═════ MATERIAL
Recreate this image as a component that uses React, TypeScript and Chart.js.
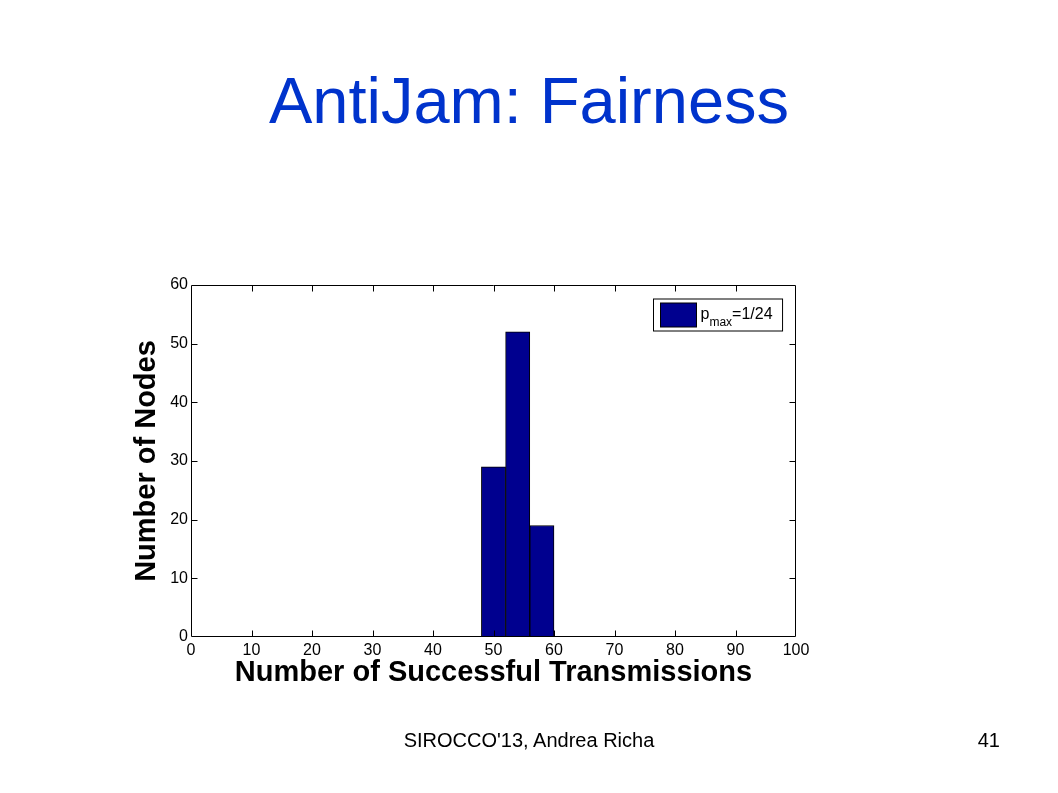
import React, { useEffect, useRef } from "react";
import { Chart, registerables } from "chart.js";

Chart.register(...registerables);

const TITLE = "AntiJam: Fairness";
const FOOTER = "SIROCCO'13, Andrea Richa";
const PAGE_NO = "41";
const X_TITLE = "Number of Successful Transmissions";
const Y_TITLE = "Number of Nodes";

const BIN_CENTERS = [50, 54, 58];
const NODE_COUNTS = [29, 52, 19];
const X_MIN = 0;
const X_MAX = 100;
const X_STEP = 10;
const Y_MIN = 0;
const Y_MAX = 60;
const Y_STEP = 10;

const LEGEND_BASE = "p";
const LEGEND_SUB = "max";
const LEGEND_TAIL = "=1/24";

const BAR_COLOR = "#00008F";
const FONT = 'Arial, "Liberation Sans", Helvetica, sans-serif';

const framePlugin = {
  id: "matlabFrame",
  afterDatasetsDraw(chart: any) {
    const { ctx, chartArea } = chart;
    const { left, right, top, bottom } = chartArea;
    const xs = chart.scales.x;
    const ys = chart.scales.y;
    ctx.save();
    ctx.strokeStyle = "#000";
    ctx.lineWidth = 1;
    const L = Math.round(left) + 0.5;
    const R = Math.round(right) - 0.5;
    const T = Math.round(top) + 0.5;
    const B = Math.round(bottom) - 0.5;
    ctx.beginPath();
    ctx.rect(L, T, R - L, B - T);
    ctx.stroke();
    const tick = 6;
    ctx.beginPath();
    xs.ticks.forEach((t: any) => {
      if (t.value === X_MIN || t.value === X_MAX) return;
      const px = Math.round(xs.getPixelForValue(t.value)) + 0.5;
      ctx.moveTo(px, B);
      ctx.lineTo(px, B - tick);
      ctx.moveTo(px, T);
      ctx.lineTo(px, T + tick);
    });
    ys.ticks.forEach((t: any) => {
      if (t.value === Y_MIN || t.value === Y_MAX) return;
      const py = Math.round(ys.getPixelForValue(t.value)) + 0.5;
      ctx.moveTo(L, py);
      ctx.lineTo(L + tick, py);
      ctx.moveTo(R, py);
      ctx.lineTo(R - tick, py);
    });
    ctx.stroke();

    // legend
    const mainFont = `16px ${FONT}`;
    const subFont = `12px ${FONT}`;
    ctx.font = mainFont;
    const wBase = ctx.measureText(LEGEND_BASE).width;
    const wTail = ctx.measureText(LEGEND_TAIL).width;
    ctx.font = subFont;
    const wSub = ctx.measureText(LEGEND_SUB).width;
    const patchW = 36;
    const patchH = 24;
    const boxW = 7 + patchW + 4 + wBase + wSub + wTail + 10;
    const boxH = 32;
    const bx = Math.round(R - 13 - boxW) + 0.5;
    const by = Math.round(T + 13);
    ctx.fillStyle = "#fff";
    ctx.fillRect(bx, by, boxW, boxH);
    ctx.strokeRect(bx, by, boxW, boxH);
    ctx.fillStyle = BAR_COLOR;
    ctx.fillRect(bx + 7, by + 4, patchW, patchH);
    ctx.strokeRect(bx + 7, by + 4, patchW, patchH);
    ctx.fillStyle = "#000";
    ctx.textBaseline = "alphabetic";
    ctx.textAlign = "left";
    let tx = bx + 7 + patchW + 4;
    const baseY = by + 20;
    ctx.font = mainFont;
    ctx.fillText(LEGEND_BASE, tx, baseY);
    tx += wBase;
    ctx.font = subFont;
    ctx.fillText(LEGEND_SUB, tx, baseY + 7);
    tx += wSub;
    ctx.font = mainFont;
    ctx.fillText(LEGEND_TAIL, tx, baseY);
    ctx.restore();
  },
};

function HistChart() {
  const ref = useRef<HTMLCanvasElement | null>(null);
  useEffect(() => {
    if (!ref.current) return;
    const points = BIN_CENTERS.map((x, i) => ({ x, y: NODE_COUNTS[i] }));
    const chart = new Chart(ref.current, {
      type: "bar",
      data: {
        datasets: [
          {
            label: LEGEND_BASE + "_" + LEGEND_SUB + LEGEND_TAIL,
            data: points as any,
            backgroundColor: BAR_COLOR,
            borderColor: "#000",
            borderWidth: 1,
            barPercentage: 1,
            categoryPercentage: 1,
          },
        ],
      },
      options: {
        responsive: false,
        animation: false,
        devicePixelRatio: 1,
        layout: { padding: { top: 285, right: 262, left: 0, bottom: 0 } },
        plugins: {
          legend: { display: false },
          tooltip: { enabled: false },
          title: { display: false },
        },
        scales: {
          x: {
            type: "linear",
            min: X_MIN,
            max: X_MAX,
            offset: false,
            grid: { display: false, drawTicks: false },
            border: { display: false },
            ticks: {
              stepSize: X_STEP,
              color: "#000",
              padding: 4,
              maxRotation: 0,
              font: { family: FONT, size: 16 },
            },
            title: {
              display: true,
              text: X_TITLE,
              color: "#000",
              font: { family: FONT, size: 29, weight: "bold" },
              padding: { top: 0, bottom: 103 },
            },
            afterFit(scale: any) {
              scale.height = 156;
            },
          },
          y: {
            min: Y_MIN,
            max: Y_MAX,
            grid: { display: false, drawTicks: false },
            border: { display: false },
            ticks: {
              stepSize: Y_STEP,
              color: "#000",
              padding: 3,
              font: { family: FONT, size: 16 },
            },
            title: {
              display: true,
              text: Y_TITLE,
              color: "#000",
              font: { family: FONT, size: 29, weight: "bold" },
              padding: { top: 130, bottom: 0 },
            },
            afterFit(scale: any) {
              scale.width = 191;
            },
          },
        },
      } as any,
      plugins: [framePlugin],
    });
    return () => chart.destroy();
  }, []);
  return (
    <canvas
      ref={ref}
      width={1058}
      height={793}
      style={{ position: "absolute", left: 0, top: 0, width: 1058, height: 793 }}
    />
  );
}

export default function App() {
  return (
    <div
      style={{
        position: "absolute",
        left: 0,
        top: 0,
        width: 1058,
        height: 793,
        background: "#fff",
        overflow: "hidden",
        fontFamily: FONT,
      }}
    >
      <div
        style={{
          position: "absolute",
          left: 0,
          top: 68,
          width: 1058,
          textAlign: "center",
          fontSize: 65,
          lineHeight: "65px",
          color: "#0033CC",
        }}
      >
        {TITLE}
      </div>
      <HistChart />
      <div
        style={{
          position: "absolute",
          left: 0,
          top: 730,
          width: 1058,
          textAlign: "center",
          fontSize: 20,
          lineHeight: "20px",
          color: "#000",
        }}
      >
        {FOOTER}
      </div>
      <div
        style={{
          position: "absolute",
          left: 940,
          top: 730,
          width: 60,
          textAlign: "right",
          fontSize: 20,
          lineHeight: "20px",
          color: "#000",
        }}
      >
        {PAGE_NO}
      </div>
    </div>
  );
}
══════════
- _THE REQUEST_: Print the complete listing exactly, apart from any pictures.

- _SOLUTION FOR THIS EXERCISE_:
Recreate this image as a component that uses React, TypeScript and Chart.js.
import React, { useEffect, useRef } from "react";
import { Chart, registerables } from "chart.js";

Chart.register(...registerables);

const TITLE = "AntiJam: Fairness";
const FOOTER = "SIROCCO'13, Andrea Richa";
const PAGE_NO = "41";
const X_TITLE = "Number of Successful Transmissions";
const Y_TITLE = "Number of Nodes";

const BIN_CENTERS = [50, 54, 58];
const NODE_COUNTS = [29, 52, 19];
const X_MIN = 0;
const X_MAX = 100;
const X_STEP = 10;
const Y_MIN = 0;
const Y_MAX = 60;
const Y_STEP = 10;

const LEGEND_BASE = "p";
const LEGEND_SUB = "max";
const LEGEND_TAIL = "=1/24";

const BAR_COLOR = "#00008F";
const FONT = 'Arial, "Liberation Sans", Helvetica, sans-serif';

const framePlugin = {
  id: "matlabFrame",
  afterDatasetsDraw(chart: any) {
    const { ctx, chartArea } = chart;
    const { left, right, top, bottom } = chartArea;
    const xs = chart.scales.x;
    const ys = chart.scales.y;
    ctx.save();
    ctx.strokeStyle = "#000";
    ctx.lineWidth = 1;
    const L = Math.round(left) + 0.5;
    const R = Math.round(right) - 0.5;
    const T = Math.round(top) + 0.5;
    const B = Math.round(bottom) - 0.5;
    ctx.beginPath();
    ctx.rect(L, T, R - L, B - T);
    ctx.stroke();
    const tick = 6;
    ctx.beginPath();
    xs.ticks.forEach((t: any) => {
      if (t.value === X_MIN || t.value === X_MAX) return;
      const px = Math.round(xs.getPixelForValue(t.value)) + 0.5;
      ctx.moveTo(px, B);
      ctx.lineTo(px, B - tick);
      ctx.moveTo(px, T);
      ctx.lineTo(px, T + tick);
    });
    ys.ticks.forEach((t: any) => {
      if (t.value === Y_MIN || t.value === Y_MAX) return;
      const py = Math.round(ys.getPixelForValue(t.value)) + 0.5;
      ctx.moveTo(L, py);
      ctx.lineTo(L + tick, py);
      ctx.moveTo(R, py);
      ctx.lineTo(R - tick, py);
    });
    ctx.stroke();

    // legend
    const mainFont = `16px ${FONT}`;
    const subFont = `12px ${FONT}`;
    ctx.font = mainFont;
    const wBase = ctx.measureText(LEGEND_BASE).width;
    const wTail = ctx.measureText(LEGEND_TAIL).width;
    ctx.font = subFont;
    const wSub = ctx.measureText(LEGEND_SUB).width;
    const patchW = 36;
    const patchH = 24;
    const boxW = 7 + patchW + 4 + wBase + wSub + wTail + 10;
    const boxH = 32;
    const bx = Math.round(R - 13 - boxW) + 0.5;
    const by = Math.round(T + 13);
    ctx.fillStyle = "#fff";
    ctx.fillRect(bx, by, boxW, boxH);
    ctx.strokeRect(bx, by, boxW, boxH);
    ctx.fillStyle = BAR_COLOR;
    ctx.fillRect(bx + 7, by + 4, patchW, patchH);
    ctx.strokeRect(bx + 7, by + 4, patchW, patchH);
    ctx.fillStyle = "#000";
    ctx.textBaseline = "alphabetic";
    ctx.textAlign = "left";
    let tx = bx + 7 + patchW + 4;
    const baseY = by + 20;
    ctx.font = mainFont;
    ctx.fillText(LEGEND_BASE, tx, baseY);
    tx += wBase;
    ctx.font = subFont;
    ctx.fillText(LEGEND_SUB, tx, baseY + 7);
    tx += wSub;
    ctx.font = mainFont;
    ctx.fillText(LEGEND_TAIL, tx, baseY);
    ctx.restore();
  },
};

function HistChart() {
  const ref = useRef<HTMLCanvasElement | null>(null);
  useEffect(() => {
    if (!ref.current) return;
    const points = BIN_CENTERS.map((x, i) => ({ x, y: NODE_COUNTS[i] }));
    const chart = new Chart(ref.current, {
      type: "bar",
      data: {
        datasets: [
          {
            label: LEGEND_BASE + "_" + LEGEND_SUB + LEGEND_TAIL,
            data: points as any,
            backgroundColor: BAR_COLOR,
            borderColor: "#000",
            borderWidth: 1,
            barPercentage: 1,
            categoryPercentage: 1,
          },
        ],
      },
      options: {
        responsive: false,
        animation: false,
        devicePixelRatio: 1,
        layout: { padding: { top: 285, right: 262, left: 0, bottom: 0 } },
        plugins: {
          legend: { display: false },
          tooltip: { enabled: false },
          title: { display: false },
        },
        scales: {
          x: {
            type: "linear",
            min: X_MIN,
            max: X_MAX,
            offset: false,
            grid: { display: false, drawTicks: false },
            border: { display: false },
            ticks: {
              stepSize: X_STEP,
              color: "#000",
              padding: 4,
              maxRotation: 0,
              font: { family: FONT, size: 16 },
            },
            title: {
              display: true,
              text: X_TITLE,
              color: "#000",
              font: { family: FONT, size: 29, weight: "bold" },
              padding: { top: 0, bottom: 103 },
            },
            afterFit(scale: any) {
              scale.height = 156;
            },
          },
          y: {
            min: Y_MIN,
            max: Y_MAX,
            grid: { display: false, drawTicks: false },
            border: { display: false },
            ticks: {
              stepSize: Y_STEP,
              color: "#000",
              padding: 3,
              font: { family: FONT, size: 16 },
            },
            title: {
              display: true,
              text: Y_TITLE,
              color: "#000",
              font: { family: FONT, size: 29, weight: "bold" },
              padding: { top: 130, bottom: 0 },
            },
            afterFit(scale: any) {
              scale.width = 191;
            },
          },
        },
      } as any,
      plugins: [framePlugin],
    });
    return () => chart.destroy();
  }, []);
  return (
    <canvas
      ref={ref}
      width={1058}
      height={793}
      style={{ position: "absolute", left: 0, top: 0, width: 1058, height: 793 }}
    />
  );
}

export default function App() {
  return (
    <div
      style={{
        position: "absolute",
        left: 0,
        top: 0,
        width: 1058,
        height: 793,
        background: "#fff",
        overflow: "hidden",
        fontFamily: FONT,
      }}
    >
      <div
        style={{
          position: "absolute",
          left: 0,
          top: 68,
          width: 1058,
          textAlign: "center",
          fontSize: 65,
          lineHeight: "65px",
          color: "#0033CC",
        }}
      >
        {TITLE}
      </div>
      <HistChart />
      <div
        style={{
          position: "absolute",
          left: 0,
          top: 730,
          width: 1058,
          textAlign: "center",
          fontSize: 20,
          lineHeight: "20px",
          color: "#000",
        }}
      >
        {FOOTER}
      </div>
      <div
        style={{
          position: "absolute",
          left: 940,
          top: 730,
          width: 60,
          textAlign: "right",
          fontSize: 20,
          lineHeight: "20px",
          color: "#000",
        }}
      >
        {PAGE_NO}
      </div>
    </div>
  );
}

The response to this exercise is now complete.